Integrating Tibet with the world
- The ambitious Sichuan-Tibet railway project will connect Lhasa with Chengdu, and include Tibet in China’s transportation corridor to Europe.
- China is on course to integrate the Tibet Autonomous Republic (TAR) into the global mainstream, with India and Nepal among the spurs that will connect it with South Asia.
How the Chengdu would be the Game changer?
- The extension of the railway to Chengdu would be a game changer, for it would integrate Tibet with China’s transportation corridor to Europe.
- This step would also be path-breaking, for it would establish a link between Tibet with the proposed Bangladesh-China-India-Myanmar (BCIM) economic corridor.
What is TAR-India connectivity?
- The Chinese are proposing another rail link, which could revolutionise contact between TAR and India.
- In case that happens, it would establish a Chinese railhead in the Chumbi valley, only 31 kilometres away from the Nathu La pass that connects Tibet with Sikkim.
- The Nathu La pass is the channel for border trade, but Chinese officials say that Sikkim could become an important destination for investments and tourism as well.
IAS BABA’s Views
- China stresses that its bold enterprise is part of its plan to elevate the economies of backward regions.
- The growing linkages between Chinese and Indian provinces are the new drivers of Sino-Indian ties.
- Indian officials say that Yunnan and West Bengal are emerging as BCIM’s twin growth engines.
Connecting the dots:
- Briefly explain the controversial hydro-electric projects, involving China, India and Bangladesh.
- Write a note on how TAR links with the Association of the South East Asian Nations (ASEAN)?
Centre appoints arbitrator for Vodafone tax case
- The government has appointed international lawyer Rodrigo Oreamuno to arbitrate on its behalf in the Rs.20,000 crore tax case with the UK telecom major Vodafone.
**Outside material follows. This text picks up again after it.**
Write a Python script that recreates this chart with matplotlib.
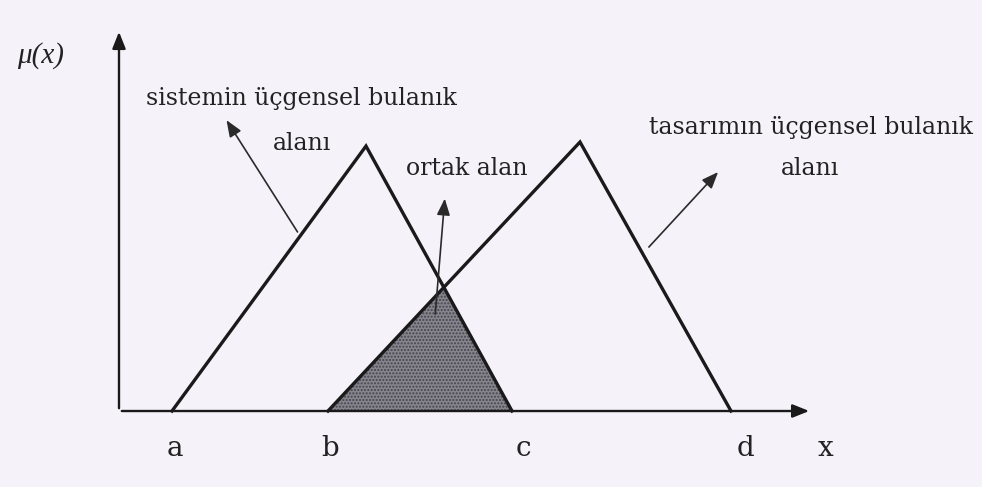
import numpy as np
import matplotlib.pyplot as plt

# triangle membership functions (x positions, peak heights)
sys_x = [0.53, 2.47, 3.93]      # a, peak, c
sys_mu = [0.0, 0.985, 0.0]
des_x = [2.09, 4.61, 6.12]      # b, peak, d
des_mu = [0.0, 1.0, 0.0]

tick_names = ['a', 'b', 'c', 'd']
tick_pos = [0.56, 2.11, 4.04, 6.26]

bg = '#f5f2fa'

fig = plt.figure(figsize=(9.82, 4.87), dpi=100)
fig.patch.set_facecolor(bg)
ax = fig.add_axes([0, 0, 1, 1])
ax.set_facecolor(bg)
ax.set_xlim(-1.19, 8.63)
ax.set_ylim(-0.2825, 1.528)
ax.axis('off')

# shared area = min of the two triangles
xs = np.linspace(des_x[0], sys_x[2], 400)
common = np.minimum(np.interp(xs, sys_x, sys_mu), np.interp(xs, des_x, des_mu))
ax.fill_between(xs, 0, common, facecolor='#86848c', edgecolor='#45454d',
                hatch='.....', linewidth=0)

ax.plot(sys_x, sys_mu, color='#1a1a1a', lw=2.4, solid_joinstyle='miter')
ax.plot(des_x, des_mu, color='#1a1a1a', lw=2.4, solid_joinstyle='miter')

# axes with arrow heads
ax.annotate('', xy=(6.93, 0), xytext=(0, 0),
            arrowprops=dict(arrowstyle='-|>,head_length=1.0,head_width=0.4',
                            color='#1a1a1a', lw=1.7))
ax.annotate('', xy=(0, 1.42), xytext=(0, 0),
            arrowprops=dict(arrowstyle='-|>,head_length=1.0,head_width=0.4',
                            color='#1a1a1a', lw=1.7))

for name, p in zip(tick_names, tick_pos):
    ax.text(p, -0.14, name, ha='center', va='center', fontsize=20,
            family='DejaVu Serif', color='#222222')
ax.text(7.07, -0.14, 'x', ha='center', va='center', fontsize=20,
        family='DejaVu Serif', color='#222222')
ax.text(-0.78, 1.323, 'μ(x)', ha='center', va='center', fontsize=21,
        family='Liberation Serif', style='italic', color='#222222')

txt = dict(ha='center', va='center', fontsize=17,
           family='DejaVu Serif', color='#222222')
ax.text(1.82, 1.16, 'sistemin üçgensel bulanık', **txt)
ax.text(1.83, 0.995, 'alanı', **txt)
ax.text(3.48, 0.90, 'ortak alan', **txt)
ax.text(6.92, 1.054, 'tasarımın üçgensel bulanık', **txt)
ax.text(6.91, 0.90, 'alanı', **txt)

arr = dict(arrowstyle='-|>,head_length=1.0,head_width=0.4', color='#2a2a2a', lw=1.2)
ax.annotate('', xy=(1.06, 1.09), xytext=(1.80, 0.657), arrowprops=arr)
ax.annotate('', xy=(3.26, 0.80), xytext=(3.16, 0.35), arrowprops=arr)
ax.annotate('', xy=(6.01, 0.896), xytext=(5.28, 0.602), arrowprops=arr)

fig.savefig('out.png', dpi=100, facecolor=bg)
- Costa Rica-based Oreamuno replaces former Chief Justice of India R C Lahoti who had in May recused himself.
What’s Vodafone tax case?
- The case concerns a tax dispute between the Vodafone group and the Indian income tax (IT) authorities over the acquisition by Vodafone International Holdings BV (VIH) (part of the Vodafone group and a company resident for tax purposes in the Netherlands) of the entire share capital of CGP Investments (Holdings) Ltd (a company incorporated in Hong Kong but resident for tax purposes in the Cayman Islands) on February 11, 2007 for about $11 billion (Rs 55,000 crore) from Hutchison Telecommunications International Ltd (HTIL).
What is the Verdict of Supreme court?
- The Supreme Court judgment makes it a point to emphasize that even a subsidiary has an identity that is distinct from its parent holding company.
- The second interesting aspect of the Supreme Court judgment is that it argues for a “look at” test in which tax authorities consider the entire Hutchison structure as it existed, “holistically”, at its face value, and not adopt a “dissecting approach”.
- In other words, authorities should not ask whether the transaction is a tax avoidance method, but apply the “look at” test to ascertain its legal nature
- The Supreme Court judgment in the Vodafone case argues that the ‘corporate veil’ cannot be pierced as long as there was no intention to avoid taxes.
IAS BABA’s View
- Framed in narrow legal terms and the limiting framework of the so-called welfare nation-states in the times of globalisation, it has become a continuously losing battle for the people at large.
- This tide can be turned only by a clear realisation that public good and modern corporations are inversely proportional to each other and this debate needs to be taken much beyond immediate tax and legal issues.
Connecting the dots:
- How and why corporations in India manage to undermine the law and the public good for the sake of private profit?
- Write a note on
- IT Act of India
Inner line Permit
The campaign for the Inner Line Permit in Manipur is threatening to become a turmoil with fresh protests breaking out in Imphal.
What is Inner line Permit?
- Inner Line Permit (ILP) is an official travel document issued by the Government of India to allow inward travel of an Indian citizen into a protected/restricted area for a limited period.
- It is obligatory for Indian citizens from outside those states to obtain permit for entering into the protected state.
Which States require ILP?
- ILP’s valid for tourism purposes are granted as a matter of routine.
- The states which require the permit are Arunachal Pradesh, Nagaland, Mizoram, and some connecting roads of these states.
Why India needs ILP?
- The document is an effort by the government to regulate movement to certain areas located near the international border of India.
- Despite the fact that the ILP was originally created by the British to safeguard their commercial interests, it continues to be used in India, officially to protect tribal cultures in northeastern India.
Connecting the Dots:
- Write a note on Different Kinds of ILP.
- Why the people of Manipur are demanding the ILP?
- What are the Advantages and Implications of ILP to India?